The bed on this lathe is so unusual. It seems to be VERY stable. I can move this machine all over my shop and it still stays very level.
Steve

S_J_H
03-06-2009, 07:34 PM
Well I went ahead and installed a 1hp 3ph motor/ automation direct vfd drive on her with automotive serpentine belts on the original pulleys.

I installed the big flat motor pulley on the new 3ph motor, which is made from some sort of fiber laminate with steel slugs and mounted it on the lathe. The pulley was out about .005".
So I setup a tool bit on the backside of the lathe carriage and turned the flat pulley true while the motor was running.
I used a 8 rib serpentine belt I just happened to have that fit perfectly.

For the cone pulleys I did not have a perfect fitting belt but had one that was to long. I cut it to fit and stitched it together with some stainless braided wire. Running the grooved side to the pulley.
Time for testing!
I made a nice T-nut and installed a QCTP and tried out some carbide tooling on some 2" O.D. 12l14 steel and 2" O.D. 303 stainless.

I did comparison tests to my SB9A right next to it using the same steel and same tool bit. The Artisan will out cut my SB9A and delivers a finish every bit as nice.
The belts do not slip or throw. Very smooth running now and with the vfd it's easy to tune out any annoying speed ranges that cause vibration.
Ol' Arty is going to make a fine useable machine for me now.
Steve
http://i109.photobucket.com/albums/n48/S_J_H/vintage%20Artisan%20lathe/artisansnewdrive001.jpg
http://i109.photobucket.com/albums/n48/S_J_H/vintage%20Artisan%20lathe/artisansnewdrive004.jpg

alanganes
03-06-2009, 08:13 PM
I still think that is one of the coolest looking old lathes I have seen, and beautifully redone. NICE WORK!
Very clever stitching the belt like that.

I really like those Automation Direct VFD's. Lots of bang for the buck.

S_J_H
03-06-2009, 10:28 PM
Thanks Al! It really is a cool old machine. Now I can "really" use it.

I have seen others thread the serpentine belts using fishing line even. I had tried gluing and scarfing but this threading method is a lot better IMHO. No stiff joint and runs as smooth as if it was uncut, plus very quick and easy to do.
I was taking a .125" DOC in the 2" O.D. 12l14 and these serpentine belts did not even give a hint of slipping.
So much for my thinking the pulleys were to heavily crowned.
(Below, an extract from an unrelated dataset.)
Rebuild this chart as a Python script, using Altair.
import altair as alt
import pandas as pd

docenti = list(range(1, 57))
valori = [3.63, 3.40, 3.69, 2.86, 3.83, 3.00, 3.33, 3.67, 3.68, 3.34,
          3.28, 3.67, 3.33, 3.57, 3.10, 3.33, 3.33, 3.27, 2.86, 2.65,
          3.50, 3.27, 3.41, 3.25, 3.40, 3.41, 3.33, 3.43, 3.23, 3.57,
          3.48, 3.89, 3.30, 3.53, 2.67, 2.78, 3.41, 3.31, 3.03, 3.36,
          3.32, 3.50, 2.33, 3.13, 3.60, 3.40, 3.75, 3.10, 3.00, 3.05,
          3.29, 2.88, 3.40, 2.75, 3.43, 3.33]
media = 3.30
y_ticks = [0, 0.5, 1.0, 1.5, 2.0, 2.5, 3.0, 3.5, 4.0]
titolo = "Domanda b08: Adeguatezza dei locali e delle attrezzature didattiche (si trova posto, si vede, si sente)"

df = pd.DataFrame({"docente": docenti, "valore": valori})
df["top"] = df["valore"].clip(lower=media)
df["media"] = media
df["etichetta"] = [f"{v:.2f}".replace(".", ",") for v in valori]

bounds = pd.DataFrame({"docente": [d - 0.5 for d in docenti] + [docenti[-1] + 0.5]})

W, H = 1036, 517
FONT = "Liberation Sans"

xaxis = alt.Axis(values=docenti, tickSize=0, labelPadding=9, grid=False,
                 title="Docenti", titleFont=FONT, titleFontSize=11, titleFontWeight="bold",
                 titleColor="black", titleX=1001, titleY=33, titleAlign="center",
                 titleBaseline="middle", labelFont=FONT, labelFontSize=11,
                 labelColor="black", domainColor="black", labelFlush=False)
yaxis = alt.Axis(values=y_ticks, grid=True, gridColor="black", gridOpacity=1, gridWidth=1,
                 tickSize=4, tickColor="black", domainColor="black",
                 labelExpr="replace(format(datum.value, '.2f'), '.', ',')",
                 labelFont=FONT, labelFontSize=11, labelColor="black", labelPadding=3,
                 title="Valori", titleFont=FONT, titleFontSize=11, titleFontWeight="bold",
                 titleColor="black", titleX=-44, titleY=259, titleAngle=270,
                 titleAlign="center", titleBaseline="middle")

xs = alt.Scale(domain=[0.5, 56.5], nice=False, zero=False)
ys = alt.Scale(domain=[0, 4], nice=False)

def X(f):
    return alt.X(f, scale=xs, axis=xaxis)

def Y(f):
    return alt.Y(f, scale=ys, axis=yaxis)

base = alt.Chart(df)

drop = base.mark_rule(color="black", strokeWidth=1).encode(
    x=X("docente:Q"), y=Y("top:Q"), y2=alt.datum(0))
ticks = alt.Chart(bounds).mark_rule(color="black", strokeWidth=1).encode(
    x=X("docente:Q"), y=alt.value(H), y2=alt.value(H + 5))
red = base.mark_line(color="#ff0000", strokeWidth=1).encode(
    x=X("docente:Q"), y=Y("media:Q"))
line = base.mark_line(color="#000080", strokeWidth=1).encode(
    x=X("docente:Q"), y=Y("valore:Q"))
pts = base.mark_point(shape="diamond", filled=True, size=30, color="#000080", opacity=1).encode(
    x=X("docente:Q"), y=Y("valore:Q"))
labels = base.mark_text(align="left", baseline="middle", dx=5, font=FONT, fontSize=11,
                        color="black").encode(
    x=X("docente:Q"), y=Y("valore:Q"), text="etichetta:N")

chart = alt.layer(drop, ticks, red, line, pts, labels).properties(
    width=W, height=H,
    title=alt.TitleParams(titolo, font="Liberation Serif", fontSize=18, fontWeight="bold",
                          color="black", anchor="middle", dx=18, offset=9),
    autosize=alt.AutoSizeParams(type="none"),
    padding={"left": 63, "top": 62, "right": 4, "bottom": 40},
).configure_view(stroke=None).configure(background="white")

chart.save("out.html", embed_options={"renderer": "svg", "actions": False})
These serpentine belts track dead straight on these old pulleys and transfer the power excellent.

Steve

J Tiers
03-06-2009, 11:15 PM
Good for you!

The way that machine is built, there really is no way to affect the "leveling" or twist, since it has virtually only one "foot". I suspect that was the whole point.

looks like a fine, if unusual, machine.

tattoomike68
03-07-2009, 12:02 AM
Its so clean,, do you make chips?

No way in hell will my stuff ever be that clean.

S_J_H
03-07-2009, 11:09 AM
Its so clean,, do you make chips?



Ha! Can't even believe your asking me that with all the things I build.
Staged photo's and a good wet/dry vac Mike. ;)

Although the Artisan lathe has not been used much. But this thread is all about putting it back into use to make chips. Guess I should have posted pics of it covered in chips yesterday.